- What the exercise asks -
Leave the pictures out and quote every line from the start of the listing to the line with "edgecolor='none', zorder=-5))", inclusive.

## start

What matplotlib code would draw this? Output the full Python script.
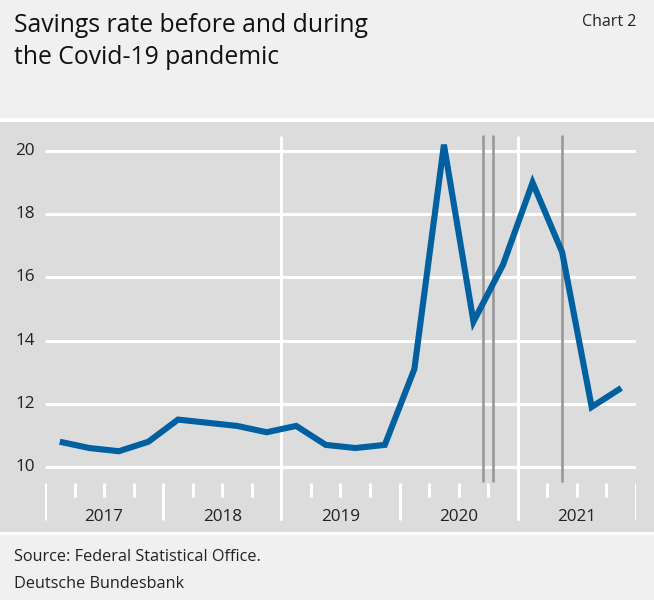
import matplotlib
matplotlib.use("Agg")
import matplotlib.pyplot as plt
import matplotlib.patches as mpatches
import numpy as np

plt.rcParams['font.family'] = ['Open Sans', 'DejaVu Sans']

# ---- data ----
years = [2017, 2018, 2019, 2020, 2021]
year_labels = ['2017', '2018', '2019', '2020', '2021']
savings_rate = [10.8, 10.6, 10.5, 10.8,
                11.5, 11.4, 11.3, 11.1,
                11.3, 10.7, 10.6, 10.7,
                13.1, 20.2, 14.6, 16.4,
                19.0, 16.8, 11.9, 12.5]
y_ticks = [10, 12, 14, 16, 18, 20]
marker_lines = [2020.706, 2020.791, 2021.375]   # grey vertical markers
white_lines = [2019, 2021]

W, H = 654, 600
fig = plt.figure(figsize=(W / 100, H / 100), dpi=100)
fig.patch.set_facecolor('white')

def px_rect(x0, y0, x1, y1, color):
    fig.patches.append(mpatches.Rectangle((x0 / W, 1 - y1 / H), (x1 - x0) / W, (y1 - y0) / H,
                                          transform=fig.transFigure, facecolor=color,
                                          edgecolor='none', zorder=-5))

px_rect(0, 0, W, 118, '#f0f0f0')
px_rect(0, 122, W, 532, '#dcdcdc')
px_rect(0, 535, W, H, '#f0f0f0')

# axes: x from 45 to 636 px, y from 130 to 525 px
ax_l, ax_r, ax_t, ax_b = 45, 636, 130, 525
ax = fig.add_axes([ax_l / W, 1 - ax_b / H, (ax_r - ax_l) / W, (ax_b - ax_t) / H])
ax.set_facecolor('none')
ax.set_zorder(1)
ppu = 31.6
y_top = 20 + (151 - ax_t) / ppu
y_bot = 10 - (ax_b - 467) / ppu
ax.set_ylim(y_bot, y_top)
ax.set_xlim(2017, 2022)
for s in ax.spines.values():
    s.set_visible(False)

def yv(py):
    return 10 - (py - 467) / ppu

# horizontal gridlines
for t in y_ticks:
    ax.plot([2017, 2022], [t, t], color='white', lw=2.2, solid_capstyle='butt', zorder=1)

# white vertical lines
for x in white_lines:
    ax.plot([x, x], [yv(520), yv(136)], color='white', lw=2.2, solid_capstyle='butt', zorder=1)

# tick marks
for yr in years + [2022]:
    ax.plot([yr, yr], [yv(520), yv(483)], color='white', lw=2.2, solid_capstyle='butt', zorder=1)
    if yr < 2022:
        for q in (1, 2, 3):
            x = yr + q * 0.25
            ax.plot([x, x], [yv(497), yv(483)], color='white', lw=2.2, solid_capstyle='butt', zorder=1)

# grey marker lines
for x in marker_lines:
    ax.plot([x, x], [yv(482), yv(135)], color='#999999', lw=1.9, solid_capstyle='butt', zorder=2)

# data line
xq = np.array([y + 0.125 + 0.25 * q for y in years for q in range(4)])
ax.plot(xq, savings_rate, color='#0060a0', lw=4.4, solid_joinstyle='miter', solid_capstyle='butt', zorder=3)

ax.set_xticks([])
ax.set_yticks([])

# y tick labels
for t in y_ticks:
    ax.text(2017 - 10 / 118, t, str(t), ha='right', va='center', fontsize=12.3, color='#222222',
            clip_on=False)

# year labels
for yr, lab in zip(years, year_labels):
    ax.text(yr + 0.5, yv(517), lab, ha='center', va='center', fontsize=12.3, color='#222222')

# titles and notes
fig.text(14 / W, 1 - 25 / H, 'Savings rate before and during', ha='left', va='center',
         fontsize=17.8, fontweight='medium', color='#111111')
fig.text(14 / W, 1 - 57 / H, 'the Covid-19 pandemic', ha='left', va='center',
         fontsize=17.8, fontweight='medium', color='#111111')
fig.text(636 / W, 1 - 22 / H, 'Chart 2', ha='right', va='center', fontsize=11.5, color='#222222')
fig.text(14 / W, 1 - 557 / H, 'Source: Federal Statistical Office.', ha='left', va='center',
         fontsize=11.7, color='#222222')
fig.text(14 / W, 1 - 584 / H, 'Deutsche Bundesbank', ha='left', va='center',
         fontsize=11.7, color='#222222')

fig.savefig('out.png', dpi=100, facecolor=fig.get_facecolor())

## end

- Response below -
What matplotlib code would draw this? Output the full Python script.
import matplotlib
matplotlib.use("Agg")
import matplotlib.pyplot as plt
import matplotlib.patches as mpatches
import numpy as np

plt.rcParams['font.family'] = ['Open Sans', 'DejaVu Sans']

# ---- data ----
years = [2017, 2018, 2019, 2020, 2021]
year_labels = ['2017', '2018', '2019', '2020', '2021']
savings_rate = [10.8, 10.6, 10.5, 10.8,
                11.5, 11.4, 11.3, 11.1,
                11.3, 10.7, 10.6, 10.7,
                13.1, 20.2, 14.6, 16.4,
                19.0, 16.8, 11.9, 12.5]
y_ticks = [10, 12, 14, 16, 18, 20]
marker_lines = [2020.706, 2020.791, 2021.375]   # grey vertical markers
white_lines = [2019, 2021]

W, H = 654, 600
fig = plt.figure(figsize=(W / 100, H / 100), dpi=100)
fig.patch.set_facecolor('white')

def px_rect(x0, y0, x1, y1, color):
    fig.patches.append(mpatches.Rectangle((x0 / W, 1 - y1 / H), (x1 - x0) / W, (y1 - y0) / H,
                                          transform=fig.transFigure, facecolor=color,
                                          edgecolor='none', zorder=-5))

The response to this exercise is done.